Practically no one in this town is so naive as to think that tax policy can be separated from politics.

Whether elected officials decide to completely overhaul the tax system or simply make a few adjustments, it’s not unreasonable to hope that the New Year might see more sensible approaches that will avoid making matters worse. One way to start would be for the Obama administration and its allies in Congress to call off their repetitive tax attacks on job-creating industries, prominent among them oil and gas. This strategy represents bad fiscal policy and even worse politics.

America’s booming oil and natural-gas production has been a bright spot in the U.S. economy even in the darkest months of the Great Recession and right through the long, slow recovery. Launching a tax-backed onslaught against this success would amount to a classic case of snatching defeat from the jaws of victory. And among the vanquished would be the middle-class families that both parties claim to be so concerned about in this election year.

Our domestic oil and gas companies have consistently produced what President Obama and economists of all philosophical stripes insist that the economy needs most: new jobs and private investment. Tapping into the vast reserves of oil and natural gas embedded in America’s huge underground shale deposits has restored the United States to a level of energy prosperity not seen in decades — one that helps to bolster every aspect of our economy. This stunning development also puts our nation on the cusp of asserting itself as an energy exporter. Ironically, some of the biggest beneficiaries of this activity have been governments themselves, whose coffers have swelled with revenues from profit, payroll, investment and extraction taxes.

Domestic exploration by U.S. companies has expanded this country’s oil and natural-gas reserves by 35 percent since 2007, when the economy officially tipped into recession, beginning in December.
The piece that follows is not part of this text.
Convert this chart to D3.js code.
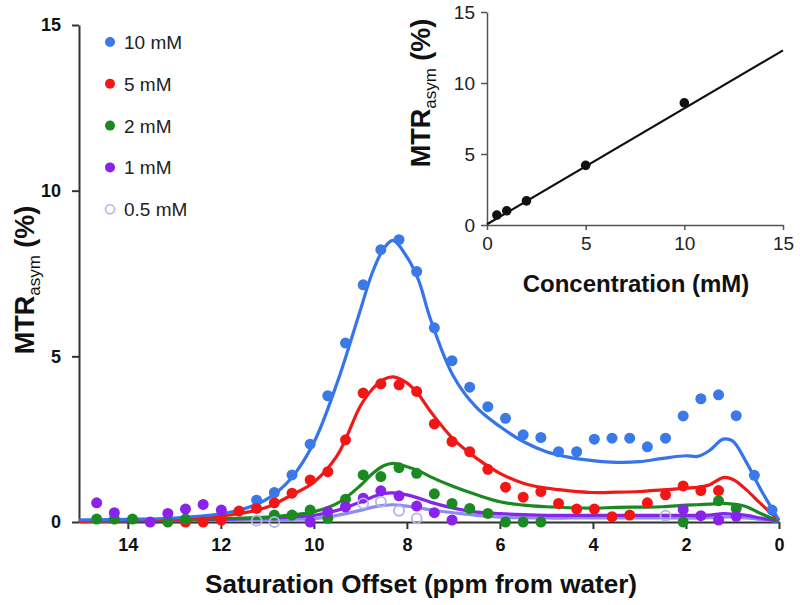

From that fateful year to the present, U.S. oil and gas producers have seen a 40 percent increase in job growth, compared to a single, solitary 1 percent for the overall economy. The bulk of those energy-industry jobs are solid career opportunities that allow employees to support their families.

This expansion has been funded through capital investment here in the United States that totaled $56 billion in 2012 alone — enough to make the sector one of the Progressive Policy Institute’s “Investment Heroes.” Energy accounted for a little more than one-third of the total private capital investment in America by the top nonfinancial companies the institute analyzed. These commitments were flowing so abundantly, only the telecommunications-cable TV industrial cluster could achieve a similar feat.

As 2013 came to a close, the apparent willingness of other industries to start investing was one of the most promising signs that the recovery might be accelerating. Capital investments in general were approaching prerecession levels. Let’s remember, though, that such expenditures by the oil and gas industry never experienced a recessionary tumble in the first place.

Given this progress, why would the White House and its friends on Capitol Hill want to fight a dangerous, counterproductive delaying action?

From a policy standpoint, perhaps one reason is that they prefer to selectively gouge tax revenues from a successful industry, rather than earnestly face up to the difficult job of comprehensive tax reform that attempts to treat all businesses the same. Politically speaking, they appear to be following the badly worn playbook of demonizing oil and gas producers as fat cats who don’t pay their fair share of taxes.

As a recent New York Times analysis concluded, U.S. oil and gas companies pay an average total tax rate of 37 percent, compared with 29 percent for all S&P-listed companies. In fact, three of the nation’s 10 largest taxpayers are energy companies. Furthermore, according to a study by Sonecon, only 3 percent of oil-company stocks are owned by corporate management, while nearly half sits in pension funds and retirement plans covering tens of millions of Americans. (Mutual funds and other investors, including individuals, account for the rest).

The time has come to end the constant tax-skirmishing designed to punish politically convenient industries, such as America’s oil and gas producers — especially now that a more robust economic recovery is tantalizingly close. These industries should be viewed as resources, not targets of opportunity.

Pete Sepp is executive vice president for the National Taxpayers Union.